Do Shaun Belekurov and I agree on everything?
No.
He generously described Charles Berlitz as a “solid documentarian and researcher.” I always recognized Berlitz as a peddler of pure, weapons-grade balonium like the Bermuda Triangle and The Philadelphia Experiment: Project Invisibility. Allegations of hoax have been raised against the quixotic tale of the enduring handprint of Alexander Campbell and the “thoughtography” of Ted Serios. These opposing viewpoints are absent from most pro-paranormal resources online and elsewhere.
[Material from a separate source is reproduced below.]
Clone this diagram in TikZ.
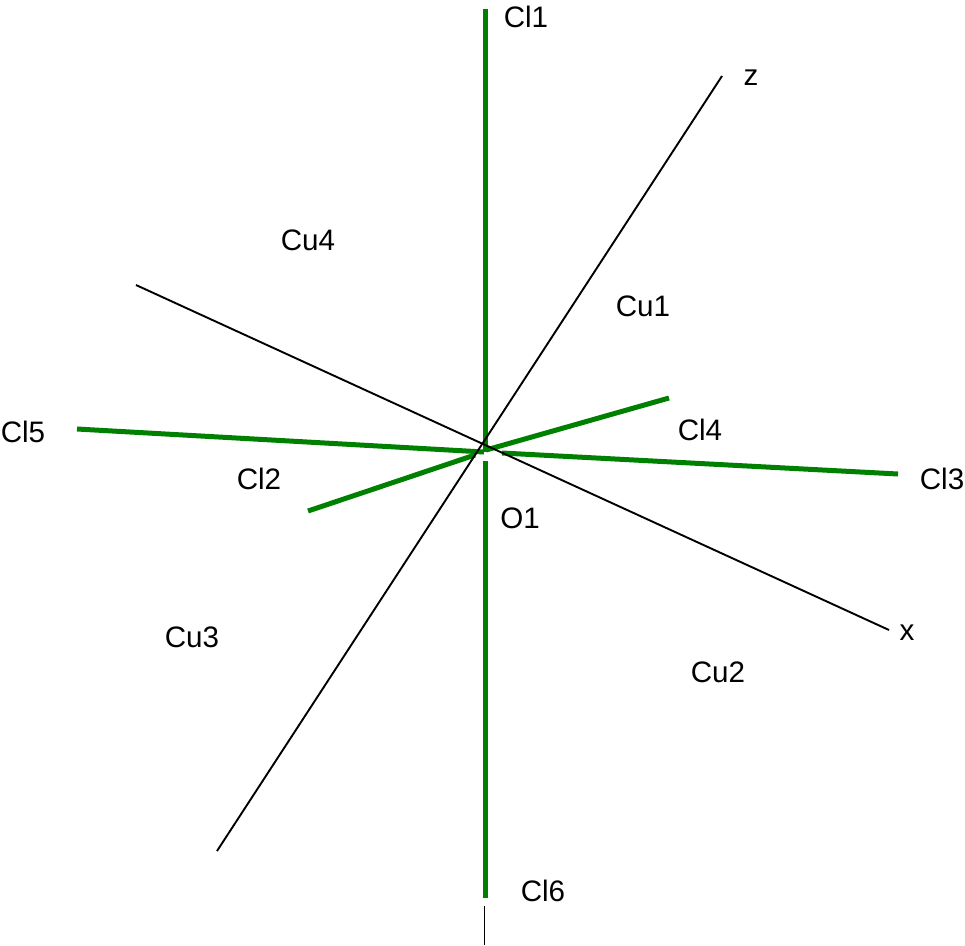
\documentclass[tikz,border=0pt]{standalone}
\usepackage{fontspec}
\setmainfont{Liberation Sans}
\tikzset{lbl/.style={inner sep=0pt,font=\fontsize{29.6}{34}\selectfont}}
\tikzset{axis/.style={line width=1.9pt,black}}
\tikzset{bond/.style={line width=5pt,green!50!black}}
\begin{document}
\begin{tikzpicture}[x=1pt,y=-1pt]
\useasboundingbox (0,0) rectangle (965,945);
\coordinate (zA) at (722,76);
\coordinate (zB) at (217,851);
\coordinate (xA) at (136,285);
\coordinate (xB) at (889,630);
\coordinate (yA) at (484.5,906);
\coordinate (yB) at (484.5,945);

\coordinate (c1) at (485,9);
\coordinate (c1e) at (485,452);
\coordinate (c6) at (485,898);
\coordinate (c6e) at (485,461);
\coordinate (c5) at (77,429);
\coordinate (c5e) at (484,452);
\coordinate (c3) at (898,474);
\coordinate (c3e) at (502,453);
\coordinate (c2) at (308,511);
\coordinate (c2e) at (475,455);
\coordinate (c4) at (669,398);
\coordinate (c4e) at (486,450);

\draw[bond] (c1) -- (c1e);
\draw[bond] (c6) -- (c6e);
\draw[bond] (c5) -- (c5e);
\draw[bond] (c3) -- (c3e);
\draw[bond] (c2) -- (c2e);
\draw[bond] (c4) -- (c4e);

\draw[axis] (zA) -- (zB);
\draw[axis] (xA) -- (xB);
\draw[axis] (yA) -- (yB);

\node[lbl] (Cl1) at (526,17) {Cl1};
\node[lbl] (z) at (751,78) {z};
\node[lbl] (Cu4) at (308,240) {Cu4};
\node[lbl] (Cu1) at (643,306) {Cu1};
\node[lbl] (Cl4) at (700,430) {Cl4};
\node[lbl] (Cl5) at (23,432) {Cl5};
\node[lbl] (Cl2) at (259,479) {Cl2};
\node[lbl] (Cl3) at (942,479) {Cl3};
\node[lbl] (O1) at (520,518) {O1};
\node[lbl] (x) at (907,633) {x};
\node[lbl] (Cu3) at (192,637) {Cu3};
\node[lbl] (Cu2) at (718,672) {Cu2};
\node[lbl] (Cl6) at (543,891) {Cl6};
\end{tikzpicture}
\end{document}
If nothing else, more study might be required before certain enigmas can be used as effective examples of anything.
Human beings being human, I temper our differences by knowing that everybody is unique and nobody is perfect. Even the best professional journalists and most prolific authors make mistakes all the time. That is why I triple-check secondary and tertiary sources.
Puns about “food for thought” notwithstanding, 2012 The Paranormal Cookbook will be a treasured addition to every paranormal library. Well done, Shaun B, my new friend and colleague. Well done, indeed!